Pages 15&16, 11 Reference model for IPv6 subnet addressing plan
I'm not mentioning specific sentences here because I don't agree with the
concept behind the whole section. I understand the incentive to map IPv4 prefixes to IPv6 prefixes in the short term. The problem with that strategy is that the given approach results in a very bad IPv6 addressing plan. And it won't be applicable unless the IPv4 addressing plan already conforms to a whole set of conditions. If the IPv4 plan deviates even slightly from the proposed plan then it can't be used. That realistically only makes it deployable in greenfield, in which case there are much better addressing plan possible.
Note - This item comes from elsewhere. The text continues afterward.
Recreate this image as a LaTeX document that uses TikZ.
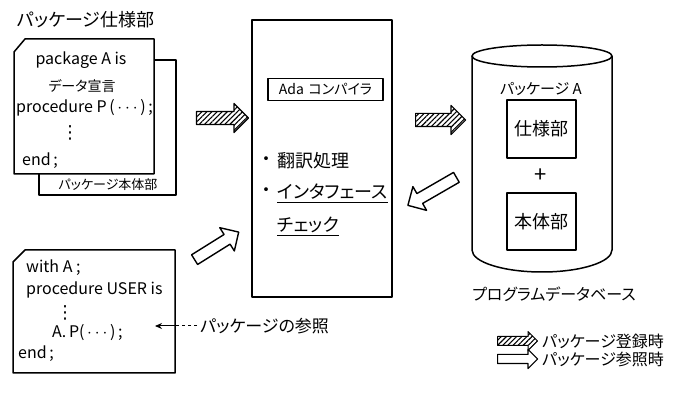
\documentclass[tikz,border=0pt]{standalone}
\usepackage{fontspec}
\newfontfamily\jp[RawFeature=+palt]{Noto Sans CJK JP}
\newfontfamily\dv{DejaVu Sans}
\usetikzlibrary{shapes.arrows,patterns.meta,arrows.meta}
\newcommand{\fs}[1]{\fontsize{#1}{#1}\selectfont}
\begin{document}
\begin{tikzpicture}[x=1pt,y=-1pt,font=\jp,line join=round,
  box/.style={draw,line width=1.5pt,fill=white},
  txt/.style={inner sep=0pt},
  hatcharrow/.style={single arrow,draw,line width=1.2pt,inner xsep=0pt,inner ysep=6pt,
    single arrow head extend=8pt,anchor=tail,
    pattern={Lines[angle=45,distance=3.6pt,line width=1.1pt]}},
  hollowarrow/.style={single arrow,draw,line width=1.4pt,fill=white,inner xsep=0pt,inner ysep=5pt,
    single arrow head extend=8pt,anchor=tail},
]
\useasboundingbox (0,0) rectangle (683,395);

% ---- package spec / body sheets
\node[txt,font=\jp\fs{18}] (title) at (86,20) {パッケージ仕様部};
\draw[box] (39,60) rectangle (176,195);
\draw[box] (14,52) -- (25,39) -- (154,39) -- (154,174) -- (14,174) -- cycle;
\node[txt,font=\jp\fs{13}] (bodylbl) at (108,185) {パッケージ本体部};
\node[txt,font=\jp\fs{16}] (pkgA) at (81,60) {package A is};
\node[txt,font=\jp\fs{14}] (decl) at (82,86) {データ宣言};
\node[txt,font=\jp\fs{16},anchor=west] (procP) at (16,108) {procedure P\,(\,$\cdots$\,)\,;};
\node[txt,font=\dv\fs{18}] (vd1) at (70,133) {⋮};
\node[txt,font=\jp\fs{16},anchor=west] (end1) at (22,161) {end\,;};

% ---- user program
\draw[box] (13,262) -- (25,250) -- (175,250) -- (175,373) -- (13,373) -- cycle;
\node[txt,font=\jp\fs{16},anchor=west] (withA) at (26,268) {with A ;};
\node[txt,font=\jp\fs{16},anchor=west] (procU) at (26,290) {procedure USER is};
\node[txt,font=\dv\fs{18}] (vd2) at (65,313) {⋮};
\node[txt,font=\jp\fs{16},anchor=west] (AP) at (52,333) {A.\,P(\,$\cdots$\,)\,;};
\node[txt,font=\jp\fs{16},anchor=west] (end2) at (18,354) {end\,;};

\node[txt,font=\jp\fs{17},anchor=west] (ref) at (200,326) {パッケージの参照};
\coordinate (edge) at (175,326);
\coordinate (tip) at (155,326);
\draw[line width=1pt,dash pattern=on 3pt off 3pt] ([xshift=-3pt]ref.west) -- (edge);
\draw[line width=1pt,-{Stealth[length=7pt,width=6pt]}] (edge) -- (tip);

% ---- compiler
\node[box,minimum width=140pt,minimum height=277pt] (comp) at (322,158.5) {};
\node[draw,line width=1.4pt,minimum width=115pt,minimum height=22pt,inner sep=0pt,font=\jp\fs{14}] (ada) at (325.5,89.5) {Ada\,\,コンパイラ};
\node[txt,font=\jp\fs{18}] (b1) at (266,161) {・};
\node[txt,font=\jp\fs{18},anchor=west] (trans) at (277,161) {翻訳処理};
\node[txt,font=\jp\fs{18}] (b2) at (266,192) {・};
\node[txt,font=\jp\fs{18},anchor=west] (ifc) at (277,192) {インタフェース};
\node[txt,font=\jp\fs{18},anchor=west] (chk) at (277,225) {チェック};
\draw[line width=1pt] ([yshift=-4pt]ifc.base west) -- ([yshift=-4pt]ifc.base east);
\draw[line width=1pt] ([yshift=-4pt]chk.base west) -- ([yshift=-4pt]chk.base east);

% ---- database cylinder
\draw[box] (472,56) -- (472,250) .. controls (472,262) and (503,272) .. (542,272)
  .. controls (581,272) and (612,262) .. (612,250) -- (612,56);
\draw[box] (542,56) ellipse [x radius=70pt,y radius=11pt];
\node[txt,font=\jp\fs{15}] (pkgAlbl) at (541,89) {パッケージ A};
\node[box,minimum width=69pt,minimum height=58pt,font=\jp\fs{18}] (spec) at (541.5,129) {仕様部};
\node[txt,font=\jp\fs{22}] (plus) at (541,176) {+};
\node[box,minimum width=69pt,minimum height=57pt,font=\jp\fs{18}] (body) at (541.5,221.5) {本体部};
\node[txt,font=\jp\fs{16}] (dblbl) at (554,294) {プログラムデータベース};

% ---- block arrows
\node[hatcharrow,minimum height=52pt] (h1) at (196,118) {};
\node[hatcharrow,minimum height=50pt] (h2) at (415,120) {};
\node[hollowarrow,minimum height=56pt,rotate=210] (r1) at (457,177) {};
\node[hollowarrow,minimum height=52pt,rotate=32] (r2) at (194,260) {};

% ---- legend
\node[hatcharrow,minimum height=40pt,inner ysep=4pt,single arrow head extend=5pt,line width=1pt] (lh) at (497,341) {};
\node[txt,font=\jp\fs{16},anchor=west] (lhtxt) at (542,341) {パッケージ登録時};
\node[hollowarrow,minimum height=40pt,inner ysep=4pt,single arrow head extend=5pt,line width=1.2pt] (lr) at (497,359) {};
\node[txt,font=\jp\fs{16},anchor=west] (lrtxt) at (542,359) {パッケージ参照時};
\end{tikzpicture}
\end{document}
Some unrealistic constraints on the IPv4 plan: - the organisation uses a /16 split into /24s - the "categories" subnets have to be kind of hex-aligned (DMZ=0-31,
Servers=32-63 etc)
And then it creates a suboptimal IPv6 addressing plan: - it is aggregated by building - but the "IPv4-mapping" part is completely unaggregatable - which causes overly complex routing topologies - which causes overly complex firewall rules
Without the IPv4 mapping the addressing plan would be close to what the
SURFnet addressing plan document recommends (note: I'm one of the authors of that document).
In short: this suggested plan is likely not deployable on existing networks,
and greenfield networks could do much better. I therefore think this is not a good recommendation at all.
Later sections
While there is some sense in the general structure of section 11 (except for
the IPv4 mapping), the whole concept is wrangled to pieces in the subsequent sections. For the /56 it's still understandable, but applying this to a /36 is really not even close to a best practice anymore. Networks of that scale just aren't organised in the way that this paper assumes. Furthermore, it also is assigning more than a /44 to a single site, which would violate RIPE policy unless explicitly approved by the RIPE NCC IPRAs. And with a badly structured plan like the recommended one I just can't see that happening. That makes the plan undeployable.
So, in summary: it is great that the ITU is helping organisations with
deploying IPv6. This plan however seems too far removed from operational reality to be really usable. It looks like an academic exercise without operational experience. It does not feel right to me to publish this as a recommendation unless the shortcomings of the /48 plan section are addressed, and the sections that talk about larger address blocks take common architectures of larger networks into account.